The exercise ▸
Repeat the span of the entries below that starts at the line with "Reproduce this chart with Chart.js." and ends at the line with "const hisErr4 = [0, 5.1, 5.3]", nothing more. Skip the pictures.

── Source records

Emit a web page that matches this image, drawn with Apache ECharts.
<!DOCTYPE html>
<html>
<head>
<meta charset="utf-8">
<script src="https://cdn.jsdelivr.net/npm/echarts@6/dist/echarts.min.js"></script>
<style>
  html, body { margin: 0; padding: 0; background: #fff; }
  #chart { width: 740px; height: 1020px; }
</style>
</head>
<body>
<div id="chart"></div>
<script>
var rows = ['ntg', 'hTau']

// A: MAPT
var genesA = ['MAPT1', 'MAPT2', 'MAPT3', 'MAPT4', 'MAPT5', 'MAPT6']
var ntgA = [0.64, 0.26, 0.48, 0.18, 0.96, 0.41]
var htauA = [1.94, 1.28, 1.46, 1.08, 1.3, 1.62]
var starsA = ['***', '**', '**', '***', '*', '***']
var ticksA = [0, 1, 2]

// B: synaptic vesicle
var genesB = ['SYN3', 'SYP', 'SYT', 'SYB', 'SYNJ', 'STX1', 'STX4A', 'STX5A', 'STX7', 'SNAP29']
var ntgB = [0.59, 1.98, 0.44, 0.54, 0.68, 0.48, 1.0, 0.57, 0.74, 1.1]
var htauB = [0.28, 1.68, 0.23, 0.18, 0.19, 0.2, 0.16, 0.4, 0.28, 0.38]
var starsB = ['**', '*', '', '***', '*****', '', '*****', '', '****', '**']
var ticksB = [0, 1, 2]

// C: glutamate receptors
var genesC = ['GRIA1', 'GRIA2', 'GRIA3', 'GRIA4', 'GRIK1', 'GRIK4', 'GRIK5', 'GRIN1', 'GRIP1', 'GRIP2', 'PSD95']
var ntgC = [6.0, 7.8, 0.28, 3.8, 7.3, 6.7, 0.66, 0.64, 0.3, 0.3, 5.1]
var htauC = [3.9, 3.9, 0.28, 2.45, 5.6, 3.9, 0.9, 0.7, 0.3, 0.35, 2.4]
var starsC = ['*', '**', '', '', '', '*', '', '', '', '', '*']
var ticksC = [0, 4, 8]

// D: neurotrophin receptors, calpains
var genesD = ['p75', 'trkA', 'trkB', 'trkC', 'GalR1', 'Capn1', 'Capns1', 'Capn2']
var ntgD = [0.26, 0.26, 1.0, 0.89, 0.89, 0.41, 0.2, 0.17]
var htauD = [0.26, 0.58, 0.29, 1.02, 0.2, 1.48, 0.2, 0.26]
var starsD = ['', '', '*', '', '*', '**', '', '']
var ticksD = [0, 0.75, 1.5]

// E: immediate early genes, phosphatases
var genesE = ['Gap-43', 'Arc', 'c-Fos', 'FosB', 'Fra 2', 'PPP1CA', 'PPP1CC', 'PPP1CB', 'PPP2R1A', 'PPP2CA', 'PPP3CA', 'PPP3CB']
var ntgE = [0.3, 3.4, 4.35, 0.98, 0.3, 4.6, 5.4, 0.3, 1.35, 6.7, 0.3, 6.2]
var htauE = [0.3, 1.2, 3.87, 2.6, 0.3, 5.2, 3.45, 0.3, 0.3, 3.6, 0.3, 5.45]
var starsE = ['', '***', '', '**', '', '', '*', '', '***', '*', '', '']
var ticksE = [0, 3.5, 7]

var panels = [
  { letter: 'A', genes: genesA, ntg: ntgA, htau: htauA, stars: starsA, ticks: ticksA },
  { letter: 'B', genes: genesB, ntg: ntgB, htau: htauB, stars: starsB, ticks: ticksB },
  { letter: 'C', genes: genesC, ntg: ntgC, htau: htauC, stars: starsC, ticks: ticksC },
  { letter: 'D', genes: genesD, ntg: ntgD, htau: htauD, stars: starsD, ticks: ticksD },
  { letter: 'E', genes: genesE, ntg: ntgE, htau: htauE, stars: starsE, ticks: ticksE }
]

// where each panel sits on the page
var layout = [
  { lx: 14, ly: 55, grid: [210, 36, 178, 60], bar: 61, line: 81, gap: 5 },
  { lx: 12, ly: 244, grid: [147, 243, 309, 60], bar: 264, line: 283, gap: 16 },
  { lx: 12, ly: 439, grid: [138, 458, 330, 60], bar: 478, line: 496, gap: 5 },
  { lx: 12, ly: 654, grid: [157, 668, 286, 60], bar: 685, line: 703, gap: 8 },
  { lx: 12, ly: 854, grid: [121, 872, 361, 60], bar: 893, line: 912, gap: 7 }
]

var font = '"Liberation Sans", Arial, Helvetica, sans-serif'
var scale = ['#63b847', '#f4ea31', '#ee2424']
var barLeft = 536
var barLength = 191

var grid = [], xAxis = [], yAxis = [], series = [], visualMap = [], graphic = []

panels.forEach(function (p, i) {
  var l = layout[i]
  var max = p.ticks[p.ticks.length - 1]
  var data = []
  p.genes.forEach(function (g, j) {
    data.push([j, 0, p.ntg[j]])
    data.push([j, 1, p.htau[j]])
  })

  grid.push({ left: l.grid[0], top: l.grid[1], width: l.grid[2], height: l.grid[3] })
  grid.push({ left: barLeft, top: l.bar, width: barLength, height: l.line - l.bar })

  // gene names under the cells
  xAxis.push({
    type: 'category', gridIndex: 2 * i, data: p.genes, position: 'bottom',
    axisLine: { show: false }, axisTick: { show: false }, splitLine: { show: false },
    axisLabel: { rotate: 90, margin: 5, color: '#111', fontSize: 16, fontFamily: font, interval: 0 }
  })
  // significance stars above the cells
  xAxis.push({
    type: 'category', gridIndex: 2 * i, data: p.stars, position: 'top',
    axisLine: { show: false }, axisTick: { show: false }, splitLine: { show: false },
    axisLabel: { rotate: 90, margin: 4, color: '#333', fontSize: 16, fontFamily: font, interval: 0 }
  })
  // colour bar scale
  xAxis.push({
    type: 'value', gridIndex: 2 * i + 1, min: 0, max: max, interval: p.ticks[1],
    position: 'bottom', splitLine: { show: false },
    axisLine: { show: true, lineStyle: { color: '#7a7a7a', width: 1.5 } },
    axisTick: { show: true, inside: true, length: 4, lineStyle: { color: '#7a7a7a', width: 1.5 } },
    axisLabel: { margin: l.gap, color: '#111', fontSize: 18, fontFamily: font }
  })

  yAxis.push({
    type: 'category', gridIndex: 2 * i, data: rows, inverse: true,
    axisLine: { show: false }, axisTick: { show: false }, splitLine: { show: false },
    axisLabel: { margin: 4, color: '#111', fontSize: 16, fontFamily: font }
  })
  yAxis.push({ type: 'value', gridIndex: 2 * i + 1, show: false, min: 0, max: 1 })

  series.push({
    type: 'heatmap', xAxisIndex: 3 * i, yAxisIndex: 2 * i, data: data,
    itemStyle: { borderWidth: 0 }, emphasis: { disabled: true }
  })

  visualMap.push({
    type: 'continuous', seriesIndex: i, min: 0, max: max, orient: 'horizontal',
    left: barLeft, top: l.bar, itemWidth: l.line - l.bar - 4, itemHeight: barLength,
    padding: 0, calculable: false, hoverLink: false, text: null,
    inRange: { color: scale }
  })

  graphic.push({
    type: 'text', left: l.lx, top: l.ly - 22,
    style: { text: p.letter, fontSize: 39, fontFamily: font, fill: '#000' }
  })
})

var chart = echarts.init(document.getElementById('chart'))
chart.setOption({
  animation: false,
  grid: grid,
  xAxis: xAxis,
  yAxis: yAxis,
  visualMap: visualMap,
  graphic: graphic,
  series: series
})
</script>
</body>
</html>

────
── Source records

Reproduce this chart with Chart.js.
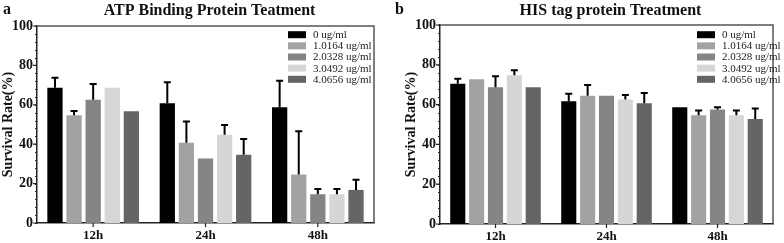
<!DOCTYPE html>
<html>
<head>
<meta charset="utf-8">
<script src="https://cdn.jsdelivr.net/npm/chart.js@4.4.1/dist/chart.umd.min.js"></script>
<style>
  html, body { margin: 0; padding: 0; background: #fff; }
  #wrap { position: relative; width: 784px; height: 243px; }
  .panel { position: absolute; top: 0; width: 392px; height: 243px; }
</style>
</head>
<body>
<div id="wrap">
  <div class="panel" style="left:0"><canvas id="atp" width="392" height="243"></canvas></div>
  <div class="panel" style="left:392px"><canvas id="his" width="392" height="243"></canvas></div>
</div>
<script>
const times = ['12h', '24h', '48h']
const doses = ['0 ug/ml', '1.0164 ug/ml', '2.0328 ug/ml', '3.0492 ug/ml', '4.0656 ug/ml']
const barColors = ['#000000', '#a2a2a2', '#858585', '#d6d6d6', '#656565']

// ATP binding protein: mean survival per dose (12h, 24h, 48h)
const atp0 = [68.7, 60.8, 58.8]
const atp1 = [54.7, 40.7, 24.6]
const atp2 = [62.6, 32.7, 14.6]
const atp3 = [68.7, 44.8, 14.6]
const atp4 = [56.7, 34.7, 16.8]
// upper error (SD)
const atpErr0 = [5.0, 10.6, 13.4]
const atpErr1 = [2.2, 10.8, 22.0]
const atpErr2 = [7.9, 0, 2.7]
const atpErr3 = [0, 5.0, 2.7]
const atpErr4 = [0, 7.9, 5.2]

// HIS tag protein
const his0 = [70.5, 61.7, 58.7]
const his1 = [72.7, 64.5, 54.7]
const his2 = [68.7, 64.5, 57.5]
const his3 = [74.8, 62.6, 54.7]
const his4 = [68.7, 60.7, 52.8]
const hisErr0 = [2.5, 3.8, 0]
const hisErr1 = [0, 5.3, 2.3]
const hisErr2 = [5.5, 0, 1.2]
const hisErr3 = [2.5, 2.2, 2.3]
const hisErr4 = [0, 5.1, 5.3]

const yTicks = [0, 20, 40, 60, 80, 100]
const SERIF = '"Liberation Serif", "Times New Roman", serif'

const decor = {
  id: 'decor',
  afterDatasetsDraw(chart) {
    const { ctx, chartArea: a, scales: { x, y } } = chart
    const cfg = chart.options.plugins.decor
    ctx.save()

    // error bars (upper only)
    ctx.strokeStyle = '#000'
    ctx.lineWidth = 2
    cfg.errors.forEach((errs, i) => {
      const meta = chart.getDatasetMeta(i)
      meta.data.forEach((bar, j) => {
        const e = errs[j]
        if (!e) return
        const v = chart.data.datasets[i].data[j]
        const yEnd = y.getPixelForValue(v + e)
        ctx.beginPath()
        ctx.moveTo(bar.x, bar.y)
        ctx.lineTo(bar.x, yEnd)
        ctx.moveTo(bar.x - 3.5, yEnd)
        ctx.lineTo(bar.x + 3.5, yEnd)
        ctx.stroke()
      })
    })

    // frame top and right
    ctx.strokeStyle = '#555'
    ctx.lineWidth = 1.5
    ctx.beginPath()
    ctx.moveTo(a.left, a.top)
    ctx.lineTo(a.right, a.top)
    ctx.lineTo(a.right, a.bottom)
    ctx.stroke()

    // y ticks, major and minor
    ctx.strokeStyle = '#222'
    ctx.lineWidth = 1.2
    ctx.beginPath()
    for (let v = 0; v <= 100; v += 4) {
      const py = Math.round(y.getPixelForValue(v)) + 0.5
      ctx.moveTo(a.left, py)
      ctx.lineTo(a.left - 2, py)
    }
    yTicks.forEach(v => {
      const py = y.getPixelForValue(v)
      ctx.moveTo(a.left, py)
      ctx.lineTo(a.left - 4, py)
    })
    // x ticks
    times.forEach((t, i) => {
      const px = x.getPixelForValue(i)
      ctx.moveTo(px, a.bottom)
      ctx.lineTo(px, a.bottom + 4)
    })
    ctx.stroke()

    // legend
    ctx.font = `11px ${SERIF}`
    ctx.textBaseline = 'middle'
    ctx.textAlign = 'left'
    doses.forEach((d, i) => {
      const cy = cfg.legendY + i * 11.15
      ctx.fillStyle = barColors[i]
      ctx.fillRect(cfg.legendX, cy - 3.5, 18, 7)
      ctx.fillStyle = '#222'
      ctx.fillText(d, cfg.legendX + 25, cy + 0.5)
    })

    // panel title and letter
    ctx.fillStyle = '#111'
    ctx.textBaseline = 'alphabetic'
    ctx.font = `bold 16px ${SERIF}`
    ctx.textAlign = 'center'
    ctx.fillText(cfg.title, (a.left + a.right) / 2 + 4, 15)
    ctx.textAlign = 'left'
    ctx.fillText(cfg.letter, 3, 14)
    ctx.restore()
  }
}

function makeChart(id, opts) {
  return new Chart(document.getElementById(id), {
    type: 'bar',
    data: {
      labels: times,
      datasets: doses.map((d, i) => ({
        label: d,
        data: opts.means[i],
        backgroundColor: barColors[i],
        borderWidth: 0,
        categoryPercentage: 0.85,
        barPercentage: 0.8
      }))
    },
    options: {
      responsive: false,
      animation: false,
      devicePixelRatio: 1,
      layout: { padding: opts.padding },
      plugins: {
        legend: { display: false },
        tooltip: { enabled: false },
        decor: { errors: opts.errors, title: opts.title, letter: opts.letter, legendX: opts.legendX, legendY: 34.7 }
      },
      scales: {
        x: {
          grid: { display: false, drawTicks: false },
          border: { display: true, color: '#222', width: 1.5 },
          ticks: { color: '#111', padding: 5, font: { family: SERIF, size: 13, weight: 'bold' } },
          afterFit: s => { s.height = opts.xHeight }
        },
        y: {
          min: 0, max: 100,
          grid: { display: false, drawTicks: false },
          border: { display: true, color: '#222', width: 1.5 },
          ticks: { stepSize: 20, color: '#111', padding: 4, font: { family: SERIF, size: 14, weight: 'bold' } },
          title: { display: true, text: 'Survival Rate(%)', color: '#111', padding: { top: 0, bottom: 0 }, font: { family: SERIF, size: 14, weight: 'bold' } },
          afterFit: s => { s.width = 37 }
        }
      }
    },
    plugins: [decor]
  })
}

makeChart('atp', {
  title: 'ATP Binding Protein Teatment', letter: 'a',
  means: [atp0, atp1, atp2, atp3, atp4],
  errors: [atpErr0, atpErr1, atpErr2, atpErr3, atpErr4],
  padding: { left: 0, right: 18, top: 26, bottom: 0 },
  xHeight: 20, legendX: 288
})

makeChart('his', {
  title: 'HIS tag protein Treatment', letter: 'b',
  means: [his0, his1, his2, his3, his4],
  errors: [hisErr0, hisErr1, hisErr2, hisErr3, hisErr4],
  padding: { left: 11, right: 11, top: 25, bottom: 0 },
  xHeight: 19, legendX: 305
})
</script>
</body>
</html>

────

Output below ▸
Reproduce this chart with Chart.js.
<!DOCTYPE html>
<html>
<head>
<meta charset="utf-8">
<script src="https://cdn.jsdelivr.net/npm/chart.js@4.4.1/dist/chart.umd.min.js"></script>
<style>
  html, body { margin: 0; padding: 0; background: #fff; }
  #wrap { position: relative; width: 784px; height: 243px; }
  .panel { position: absolute; top: 0; width: 392px; height: 243px; }
</style>
</head>
<body>
<div id="wrap">
  <div class="panel" style="left:0"><canvas id="atp" width="392" height="243"></canvas></div>
  <div class="panel" style="left:392px"><canvas id="his" width="392" height="243"></canvas></div>
</div>
<script>
const times = ['12h', '24h', '48h']
const doses = ['0 ug/ml', '1.0164 ug/ml', '2.0328 ug/ml', '3.0492 ug/ml', '4.0656 ug/ml']
const barColors = ['#000000', '#a2a2a2', '#858585', '#d6d6d6', '#656565']

// ATP binding protein: mean survival per dose (12h, 24h, 48h)
const atp0 = [68.7, 60.8, 58.8]
const atp1 = [54.7, 40.7, 24.6]
const atp2 = [62.6, 32.7, 14.6]
const atp3 = [68.7, 44.8, 14.6]
const atp4 = [56.7, 34.7, 16.8]
// upper error (SD)
const atpErr0 = [5.0, 10.6, 13.4]
const atpErr1 = [2.2, 10.8, 22.0]
const atpErr2 = [7.9, 0, 2.7]
const atpErr3 = [0, 5.0, 2.7]
const atpErr4 = [0, 7.9, 5.2]

// HIS tag protein
const his0 = [70.5, 61.7, 58.7]
const his1 = [72.7, 64.5, 54.7]
const his2 = [68.7, 64.5, 57.5]
const his3 = [74.8, 62.6, 54.7]
const his4 = [68.7, 60.7, 52.8]
const hisErr0 = [2.5, 3.8, 0]
const hisErr1 = [0, 5.3, 2.3]
const hisErr2 = [5.5, 0, 1.2]
const hisErr3 = [2.5, 2.2, 2.3]
const hisErr4 = [0, 5.1, 5.3]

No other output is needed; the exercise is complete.